High-temperature physical properties of tungsten: implications for near-field thermophotovoltaic energy conversion

Abstract

Tungsten plays a crucial role in the development of near-field thermophotovoltaic devices. However, available information about tungsten is insufficient to model radiative heat transfer at elevated temperatures. In this study, we develop a statistical theory to evaluate finite-temperature effects on the physical properties of tungsten up to 2000 K, corresponding to extreme conditions in practical emitters. First, the moment expansion technique is applied to calculate the atomic volume, the mechanical modulus, and the Debye temperature. Quasi-harmonic and anharmonic contributions are clarified via simple analytical formulas for free energies.
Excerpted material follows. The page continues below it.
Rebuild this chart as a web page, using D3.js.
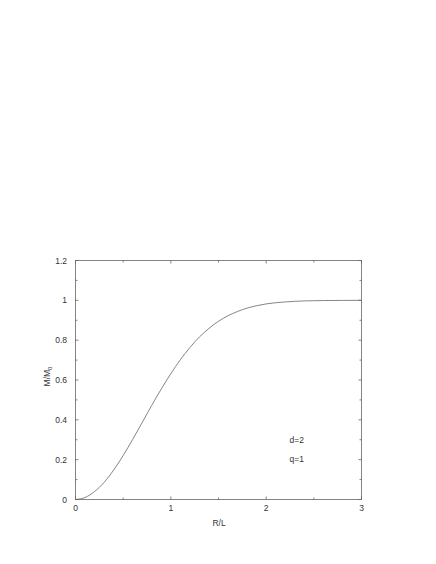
<!DOCTYPE html>
<html>
<head>
<meta charset="utf-8">
<script src="https://cdn.jsdelivr.net/npm/d3@7"></script>
<style>
    html, body { margin: 0; padding: 0; background: #fff; }
    svg { display: block; }
    text { font-family: "Liberation Sans", Arial, sans-serif; font-size: 8.5px; fill: #333; }
</style>
</head>
<body>
<div id="chart"></div>
<script>
'use strict';

// Values (R/L against M/M0).
var rValues = [0, 0.1, 0.2, 0.3, 0.4, 0.5, 0.6, 0.7, 0.8, 0.9, 1.0,
               1.1, 1.2, 1.3, 1.4, 1.5, 1.6, 1.7, 1.8, 1.9, 2.0,
               2.1, 2.2, 2.3, 2.4, 2.5, 2.6, 2.7, 2.8, 2.9, 3.0];
var mValues = [0, 0.01, 0.04, 0.086, 0.148, 0.221, 0.302, 0.387, 0.473, 0.555, 0.632,
               0.702, 0.763, 0.816, 0.859, 0.895, 0.923, 0.944, 0.961, 0.973, 0.982,
               0.988, 0.992, 0.995, 0.997, 0.998, 0.999, 0.9993, 0.9996, 0.9998, 1];
var xTickLabels = [0, 1, 2, 3];
var yTickLabels = [0, 0.2, 0.4, 0.6, 0.8, 1, 1.2];
var xMinorTicks = [0.5, 1.5, 2.5];
var yMinorTicks = [0.1, 0.3, 0.5, 0.7, 0.9, 1.1];
var notes = ['d=2', 'q=1'];

var width  = 436,
    height = 564,
    margin = {top: 260, right: 75, bottom: 65, left: 75},
    innerW = width - margin.left - margin.right,
    innerH = height - margin.top - margin.bottom,
    lineColor = '#666';

var svg = d3.select('#chart').append('svg')
    .attr('width', width)
    .attr('height', height);

var g = svg.append('g')
    .attr('transform', 'translate(' + margin.left + ',' + margin.top + ')');

var x = d3.scaleLinear().domain([0, 3]).range([0, innerW]);
var y = d3.scaleLinear().domain([0, 1.2]).range([innerH, 0]);

// frame
g.append('rect')
    .attr('x', 0.5)
    .attr('y', 0.5)
    .attr('width', innerW)
    .attr('height', innerH)
    .attr('fill', 'none')
    .attr('stroke', lineColor)
    .attr('stroke-width', 0.8);

// ticks: inward on all four sides
function drawTicks(values, len) {
    g.selectAll(null).data(values).enter().append('line')
        .attr('x1', function (d) { return x(d) + 0.5; })
        .attr('x2', function (d) { return x(d) + 0.5; })
        .attr('y1', innerH + 0.5)
        .attr('y2', innerH + 0.5 - len)
        .attr('stroke', lineColor).attr('stroke-width', 0.8);
    g.selectAll(null).data(values).enter().append('line')
        .attr('x1', function (d) { return x(d) + 0.5; })
        .attr('x2', function (d) { return x(d) + 0.5; })
        .attr('y1', 0.5)
        .attr('y2', 0.5 + len)
        .attr('stroke', lineColor).attr('stroke-width', 0.8);
}

function drawYTicks(values, len) {
    g.selectAll(null).data(values).enter().append('line')
        .attr('y1', function (d) { return y(d) + 0.5; })
        .attr('y2', function (d) { return y(d) + 0.5; })
        .attr('x1', 0.5)
        .attr('x2', 0.5 + len)
        .attr('stroke', lineColor).attr('stroke-width', 0.8);
    g.selectAll(null).data(values).enter().append('line')
        .attr('y1', function (d) { return y(d) + 0.5; })
        .attr('y2', function (d) { return y(d) + 0.5; })
        .attr('x1', innerW + 0.5)
        .attr('x2', innerW + 0.5 - len)
        .attr('stroke', lineColor).attr('stroke-width', 0.8);
}

drawTicks(xTickLabels, 3);
drawTicks(xMinorTicks, 2);
drawYTicks(yTickLabels, 3);
drawYTicks(yMinorTicks, 2);

// tick labels
g.selectAll('.xlab').data(xTickLabels).enter().append('text')
    .attr('class', 'xlab')
    .attr('x', function (d) { return x(d) + 0.5; })
    .attr('y', innerH + 12)
    .attr('text-anchor', 'middle')
    .text(function (d) { return d; });

g.selectAll('.ylab').data(yTickLabels).enter().append('text')
    .attr('class', 'ylab')
    .attr('x', -8)
    .attr('y', function (d) { return y(d) + 3.5; })
    .attr('text-anchor', 'end')
    .text(function (d) { return d; });

// axis titles
g.append('text')
    .attr('x', innerW / 2 + 1)
    .attr('y', innerH + 27)
    .attr('text-anchor', 'middle')
    .text('R/L');

var yTitle = g.append('text')
    .attr('transform', 'translate(' + (-25) + ',' + (y(0.6) - 3) + ') rotate(-90)')
    .attr('text-anchor', 'middle');
yTitle.append('tspan').text('M/M');
yTitle.append('tspan').attr('dy', 2).style('font-size', '6px').text('0');

// curve
var line = d3.line()
    .x(function (d, i) { return x(rValues[i]) + 0.5; })
    .y(function (d) { return y(d) + 0.5; })
    .curve(d3.curveMonotoneX);

g.append('path')
    .datum(mValues)
    .attr('d', line)
    .attr('fill', 'none')
    .attr('stroke', lineColor)
    .attr('stroke-width', 0.8);

// notes
g.selectAll('.note').data(notes).enter().append('text')
    .attr('class', 'note')
    .attr('x', x(2.25))
    .attr('y', function (d, i) { return y(0.3) + 4 + i * 19; })
    .text(function (d) { return d; });
</script>
</body>
</html>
Then, we utilize these thermodynamic quantities to deduce the electrical resistivity from the Bloch–Grüneisen law and the dielectric function from the Drude–Lorentz model. Our calculations are in good agreement with previous experiments. Finally, based on fluctuational electrodynamics, we reconsider energy-conversion processes in a representative system made of tungsten and GaSb. Both radiative and electric power densities will be severely underestimated if the thermal variation of input parameters is ignored. This result suggests that experimental and computational databases need to be expanded from low to high temperatures before actualizing the potential applications of near-field thermophotovoltaics.